Information shown:
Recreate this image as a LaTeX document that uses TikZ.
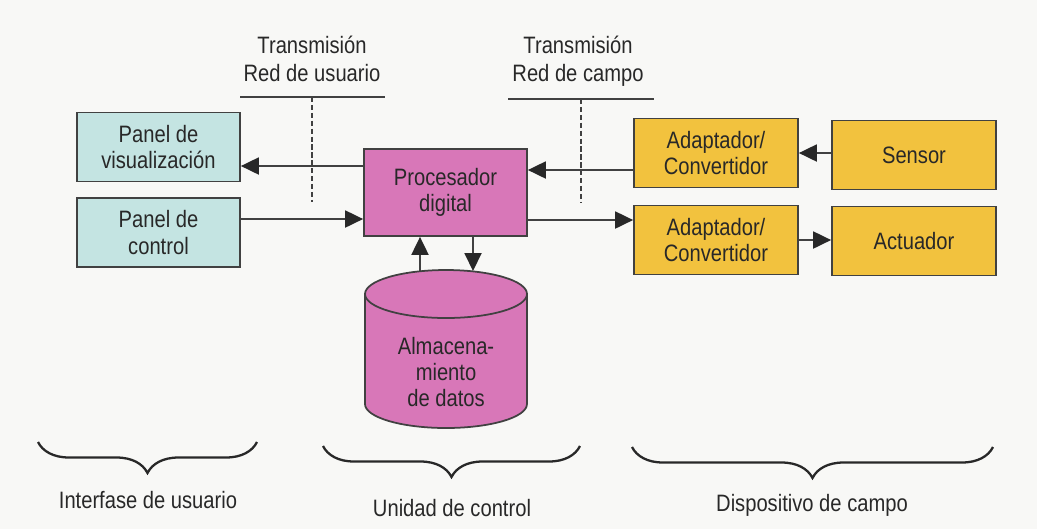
\documentclass[tikz,border=0pt]{standalone}
\usepackage{fontspec}
\setmainfont{Liberation Sans}[FakeStretch=0.85]
\usetikzlibrary{arrows.meta,decorations.pathreplacing}

\definecolor{paper}{RGB}{248,248,246}
\definecolor{ink}{RGB}{40,40,40}
\definecolor{edge}{RGB}{65,65,65}
\definecolor{panelc}{RGB}{196,228,226}
\definecolor{procc}{RGB}{216,119,184}
\definecolor{fieldc}{RGB}{242,194,62}

\begin{document}
\begin{tikzpicture}[x=0.02cm,y=-0.02cm,
    font=\fontsize{13.5}{15}\selectfont, text=ink,
    blk/.style={draw=edge, line width=1pt, align=center, minimum width=3.26cm, minimum height=1.38cm},
    arr/.style={draw=edge, line width=1.1pt, -{Triangle[length=3.6mm,width=3.4mm,color=ink]}},
    net/.style={draw=edge, line width=1.1pt},
    brc/.style={draw=ink, line width=1.3pt, decorate, decoration={brace, amplitude=0.62cm}}]
  \fill[paper] (0,0) rectangle (1037,529);
  \useasboundingbox (0,0) rectangle (1037,529);

  % user side
  \node[blk, fill=panelc] (vis) at (158.5,147) {Panel de\\visualización};
  \node[blk, fill=panelc] (ctl) at (158.5,232.5) {Panel de\\control};
  \node[blk, fill=procc, minimum height=1.74cm] (proc) at (445.5,192.5) {Procesador\\digital};
  \draw[arr] (proc.west |- 0,166) -- (vis.east |- 0,166);
  \draw[arr] (ctl.east |- 0,219) -- (proc.west |- 0,219);

  % field side
  \node[blk, fill=fieldc, minimum width=3.28cm] (ad1) at (716,153) {Adaptador/\\Convertidor};
  \node[blk, fill=fieldc, minimum width=3.28cm] (sen) at (914,155) {Sensor};
  \node[blk, fill=fieldc, minimum width=3.28cm] (ad2) at (716,240) {Adaptador/\\Convertidor};
  \node[blk, fill=fieldc, minimum width=3.28cm] (act) at (914,241) {Actuador};
  \draw[arr] (sen.west |- 0,153) -- (ad1.east |- 0,153);
  \draw[arr] (ad1.west |- 0,170) -- (proc.east |- 0,170);
  \draw[arr] (proc.east |- 0,220) -- (ad2.west |- 0,220);
  \draw[arr] (ad2.east |- 0,240) -- (act.west |- 0,240);

  % storage
  \filldraw[fill=procc, draw=edge, line width=1pt] (365,294) -- (365,404)
    arc[start angle=180, end angle=360, x radius=1.62cm, y radius=0.48cm] -- (527,294) -- cycle;
  \filldraw[fill=procc, draw=edge, line width=1pt] (446,294) ellipse [x radius=1.62cm, y radius=0.48cm];
  \coordinate (alm) at (446,271);
  \node[align=center] (almtxt) at (446,372) {Almacena-\\miento\\de datos};
  \draw[arr] (alm -| 420,0) -- (proc.south -| 420,0);
  \draw[arr] (proc.south -| 473,0) -- (alm -| 473,0);

  % transmission lines
  \node[align=center, font=\fontsize{13.5}{16}\selectfont] (tru) at (312,59) {Transmisión\\Red de usuario};
  \coordinate (tru-l) at (240,97);
  \coordinate (tru-r) at (385,97);
  \coordinate (tru-b) at (312,202);
  \draw[net] (tru-l) -- (tru-r);
  \draw[net, line width=1.3pt, dash pattern=on 3pt off 1.5pt] (tru-l -| tru-b) -- (tru-b);
  \node[align=center, font=\fontsize{13.5}{16}\selectfont] (trc) at (578,61) {Transmisión\\Red de campo};
  \coordinate (trc-l) at (508,99);
  \coordinate (trc-r) at (654,99);
  \coordinate (trc-b) at (581,202);
  \draw[net] (trc-l) -- (trc-r);
  \draw[net, line width=1.3pt, dash pattern=on 3pt off 1.5pt] (trc-l -| trc-b) -- (trc-b);

  % groups
  \draw[brc] (257,442) -- (38,442);
  \node (gusr) at (148,500) {Interfase de usuario};
  \draw[brc] (580,446) -- (323,446);
  \node (gctl) at (452,508) {Unidad de control};
  \draw[brc] (993,447) -- (632,447);
  \node (gfld) at (812,505) {Dispositivo de campo};
\end{tikzpicture}
\end{document}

What you should do: Starting at the top of the listing above, reproduce each line up to and including the one with "(proc.west |- 0,219);"; omit the pictures.

Finished answer:
Recreate this image as a LaTeX document that uses TikZ.
\documentclass[tikz,border=0pt]{standalone}
\usepackage{fontspec}
\setmainfont{Liberation Sans}[FakeStretch=0.85]
\usetikzlibrary{arrows.meta,decorations.pathreplacing}

\definecolor{paper}{RGB}{248,248,246}
\definecolor{ink}{RGB}{40,40,40}
\definecolor{edge}{RGB}{65,65,65}
\definecolor{panelc}{RGB}{196,228,226}
\definecolor{procc}{RGB}{216,119,184}
\definecolor{fieldc}{RGB}{242,194,62}

\begin{document}
\begin{tikzpicture}[x=0.02cm,y=-0.02cm,
    font=\fontsize{13.5}{15}\selectfont, text=ink,
    blk/.style={draw=edge, line width=1pt, align=center, minimum width=3.26cm, minimum height=1.38cm},
    arr/.style={draw=edge, line width=1.1pt, -{Triangle[length=3.6mm,width=3.4mm,color=ink]}},
    net/.style={draw=edge, line width=1.1pt},
    brc/.style={draw=ink, line width=1.3pt, decorate, decoration={brace, amplitude=0.62cm}}]
  \fill[paper] (0,0) rectangle (1037,529);
  \useasboundingbox (0,0) rectangle (1037,529);

  % user side
  \node[blk, fill=panelc] (vis) at (158.5,147) {Panel de\\visualización};
  \node[blk, fill=panelc] (ctl) at (158.5,232.5) {Panel de\\control};
  \node[blk, fill=procc, minimum height=1.74cm] (proc) at (445.5,192.5) {Procesador\\digital};
  \draw[arr] (proc.west |- 0,166) -- (vis.east |- 0,166);
  \draw[arr] (ctl.east |- 0,219) -- (proc.west |- 0,219);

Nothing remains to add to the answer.